1989年に登場したレガシィツーリングワゴンは、レガシィシリーズの「走る、曲がる、止まる」の共通コンセプトはもちろんのこと、スポーティーなスタイリングと上質のインテリアを実現し、ツーリングワゴンの一大ムーブメントを築くほどに大ヒットしたモデルです。
その後、幾度かのフルモデルチェンジが施されましたが、2014年に生産終了となりました。
歴史
初代
レガシィツーリングワゴンが登場したのは1989年です。
当時のスバルが社運を賭けて打ち出した新世代モデルがレガシィであり、セダンだけでなく、ツーリングワゴンとの2本立てで大々的に売り出されました。
それまでの同社のイメージとは異なるモダンなデザインに、伝統の走行性を備えた画期的なモデルとして、レガシィツーリングワゴンはヒットします。
レガシィツーリングワゴンがヒットすると、それに触発された他社からも、同じようなスポーティーかつスタイリッシュなツーリングワゴンが続々と登場しました。
たとえば、三菱のリベロ、トヨタのカルディナ、それにホンダのアコードワゴンなどです。また、日産もプリメーラに新しくツーリングワゴンを設定するなど、レガシィツーリングワゴンが築いた市場に各社が続々参入した形となりました。
2代目
レガシィツーリングワゴンは1993年にフルモデルチェンジを果たし、2代目モデルとなります。
その進化したレガシィツーリングワゴンにまた各社が触発され、日産のステージアや三菱のレグナムなどが生まれました。
ツーリングワゴン自体はレガシィツーリングワゴン以前からありましたが、少し豪華になったライトバン程度の認識であり、レガシィツーリングワゴンのようなスポーティーさはそもそも求められていなかったとも言えるでしょう。
つまり、レガシィツーリングワゴンのおかげで、日本においてツーリングワゴンがメインストリームになったと言っても過言ではありません。
3代目・4代目
1998年、レガシィツーリングワゴンはフルモデルチェンジを経て3代目となります。
「レガシィを極める」というのが当時のコンセプトで、全車4WDとなったのが大きな変化でした。
その後、2003年にはふたたびフルモデルチェンジを経て4代目モデルが登場します。衝突安全性を向上させるために車幅が大きくなり、そのために普通乗用車のサイズになったのが特筆すべき点です。
また、以前よりもスマートで上質なデザインとなり、プレミアム感が強まりました。
5代目
レガシィツーリングワゴンは1990年代に隆盛を極め、2000年代にやや勢いに陰りは出たものの、それでも依然として売り上げを継続的に伸ばしていました。
そんな状況で、2009年、レガシィツーリングワゴンは最後のフルモデルチェンジを果たします。
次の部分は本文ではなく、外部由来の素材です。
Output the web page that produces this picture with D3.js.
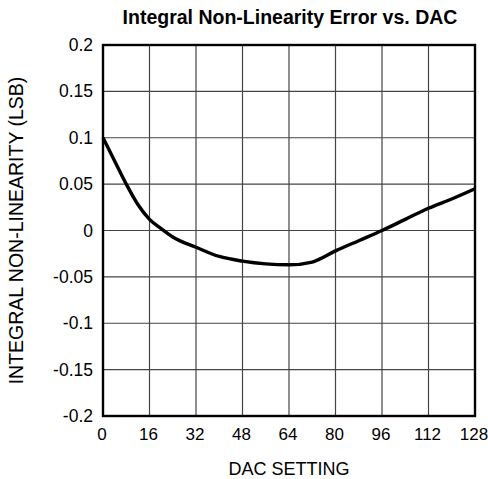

ただ、この5代目モデルは北米のマーケットを強く意識したもので、ボディはさらに一回り大きくなりました。実際、プロトタイプが発表されたのも、日本ではなくニューヨークのモーターショーだったように、もはやレガシィツーリングワゴンの軸足は海外に移っていたのでしょう。
確かにその当時の国内市場は、すでにツーリングワゴンは下火で、ミニバン、SUV、コンパクトカーが代わりに大勢を占めていました。
生産終了
スバルもこの状況を踏まえ、2014年にとうとうレガシィツーリングワゴンの生産終了をアナウンスします。
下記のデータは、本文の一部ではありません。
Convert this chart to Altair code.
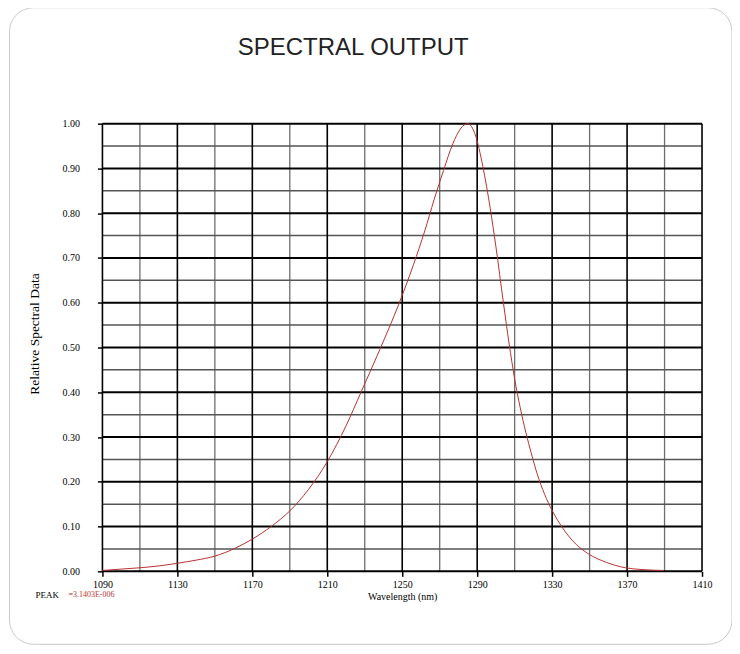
import altair as alt
import pandas as pd

# ---- data ----
wavelength = [1090, 1100, 1110, 1120, 1130, 1140, 1150, 1160, 1170, 1180, 1190,
              1200, 1210, 1220, 1228, 1238, 1248, 1256, 1262, 1267, 1272, 1277,
              1281, 1285, 1289, 1293, 1297, 1300, 1304, 1307, 1310, 1313, 1316,
              1319, 1322, 1326, 1330, 1334, 1341, 1349, 1359, 1369, 1378, 1389]
relative = [0.002, 0.005, 0.008, 0.012, 0.018, 0.025, 0.034, 0.050, 0.072, 0.100,
            0.135, 0.183, 0.245, 0.325, 0.400, 0.495, 0.595, 0.685, 0.760, 0.830,
            0.895, 0.955, 0.988, 1.000, 0.975, 0.905, 0.810, 0.725, 0.600, 0.510,
            0.430, 0.365, 0.310, 0.262, 0.218, 0.172, 0.136, 0.107, 0.068, 0.040,
            0.020, 0.008, 0.004, 0.002]

x_major = [1090, 1130, 1170, 1210, 1250, 1290, 1330, 1370, 1410]
x_minor = [1110, 1150, 1190, 1230, 1270, 1310, 1350, 1390]
y_major = [0.0, 0.1, 0.2, 0.3, 0.4, 0.5, 0.6, 0.7, 0.8, 0.9, 1.0]
y_minor = [0.05, 0.15, 0.25, 0.35, 0.45, 0.55, 0.65, 0.75, 0.85, 0.95]

title_text = "SPECTRAL OUTPUT"
x_title = "Wavelength (nm)"
y_title = "Relative Spectral Data"
peak_label = "PEAK"
peak_value = "=3.1403E-006"

SERIF = "Liberation Serif"

curve = pd.DataFrame({"wl": wavelength, "v": relative})

x_enc = alt.X(
    "wl:Q",
    scale=alt.Scale(domain=[1090, 1410], nice=False, zero=False),
    axis=alt.Axis(
        values=x_major, format="d", grid=False, domain=False, zindex=2,
        tickSize=5, tickColor="black", tickWidth=1.5, labelFlush=False,
        labelFont=SERIF, labelFontSize=10, labelColor="black", labelPadding=3,
        title=x_title, titleFont=SERIF, titleFontSize=10, titleFontWeight="normal",
        titleColor="black", titleY=25, titleBaseline="middle",
    ),
)
y_enc = alt.Y(
    "v:Q",
    scale=alt.Scale(domain=[0, 1], nice=False),
    axis=alt.Axis(
        values=y_major, format=".2f", grid=False, domain=False, zindex=2,
        tickSize=5, tickColor="black", tickWidth=1.5, labelFlush=False,
        labelFont=SERIF, labelFontSize=10, labelColor="black", labelPadding=18,
        title=y_title, titleFont=SERIF, titleFontSize=13.5, titleFontWeight="normal",
        titleColor="black", titleAngle=270, titleX=-68, titleY=210,
        titleAlign="center", titleBaseline="middle",
    ),
)

card = alt.Chart(pd.DataFrame({"k": [0]})).mark_rect(
    cornerRadius=24, fill="white", stroke="#c9c9c9", strokeWidth=1, clip=False
).encode(x=alt.value(-93), x2=alt.value(630), y=alt.value(-116), y2=alt.value(521))

title = alt.Chart(pd.DataFrame({"t": [title_text]})).mark_text(
    font="Liberation Sans", fontSize=24, color="#222222", align="center",
    baseline="middle", clip=False
).encode(text="t:N", x=alt.value(251), y=alt.value(-76))

vminor = alt.Chart(pd.DataFrame({"wl": x_minor})).mark_rule(
    color="#6e6e6e", strokeWidth=1.3).encode(x=x_enc)
hminor = alt.Chart(pd.DataFrame({"v": y_minor})).mark_rule(
    color="#555555", strokeWidth=1.5).encode(y=y_enc)
vmajor = alt.Chart(pd.DataFrame({"wl": x_major})).mark_rule(
    color="black", strokeWidth=1.6).encode(x=x_enc)
hmajor = alt.Chart(pd.DataFrame({"v": y_major})).mark_rule(
    color="black", strokeWidth=2).encode(y=y_enc)

line = alt.Chart(curve).mark_line(
    color="#b83232", strokeWidth=1, interpolate="monotone").encode(x=x_enc, y=y_enc)

peak_lbl = alt.Chart(pd.DataFrame({"t": [peak_label]})).mark_text(
    font=SERIF, fontSize=9, color="black", align="left", baseline="middle", clip=False
).encode(text="t:N", x=alt.value(-67), y=alt.value(471.5))
peak_val = alt.Chart(pd.DataFrame({"t": [peak_value]})).mark_text(
    font=SERIF, fontSize=8, color="#b83232", align="left", baseline="middle", clip=False
).encode(text="t:N", x=alt.value(-34), y=alt.value(471.5))

chart = alt.layer(
    card, title, vminor, hminor, vmajor, hmajor, line, peak_lbl, peak_val
).properties(
    width=600, height=448,
    autosize=alt.AutoSizeParams(type="none"),
    padding={"left": 94.5, "top": 115.5, "right": 30, "bottom": 80},
).configure_view(stroke=None).configure(background="white")

chart.save("out.html", embed_options={"renderer": "svg", "actions": False})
レガシィの次のモデルはB4とアウトバックのみで、ツーリングワゴンは新たに登場したレヴォーグが引き継ぐことになったのです。
このように、すでにレガシィツーリングワゴンはその役目を終えました。しかし、レガシィツーリングワゴンが切り開いた新境地はしっかりレヴォーグに受け継がれているように、その大きな足跡は今も多くのファンの心に残っています。
燃費
レガシィツーリングワゴンには各世代でさまざまなグレードがありましたが、ここでは最終モデルである5代目モデルの燃費を参考にしました。
そのカタログ値によると、JC08モードで14.4km/Lです。ステーションワゴンとしては平均的な燃費と言えるでしょう。
実燃費では10km/L前後になりますが、室内やラゲッジスペースの広さ、使い勝手の良さ、そのスタイリングなどを総合的に考えると、燃料代を考慮しても維持費は決して高いとは言えないでしょう。
デザイン
レガシィツーリングワゴンの内装は、ブラックを基調としたシックなデザインです。
また、ボディサイズが大きいこともあり、室内空間はゆったり広々しており、上質な素材を使用したシートと相まって高い居住性となっています。
ラゲッジスペースも非常に広く、荷物の積み下ろしもしやすい設計です。
内装に関しても、ステーションワゴンに求められる要素はしっかり実現されています。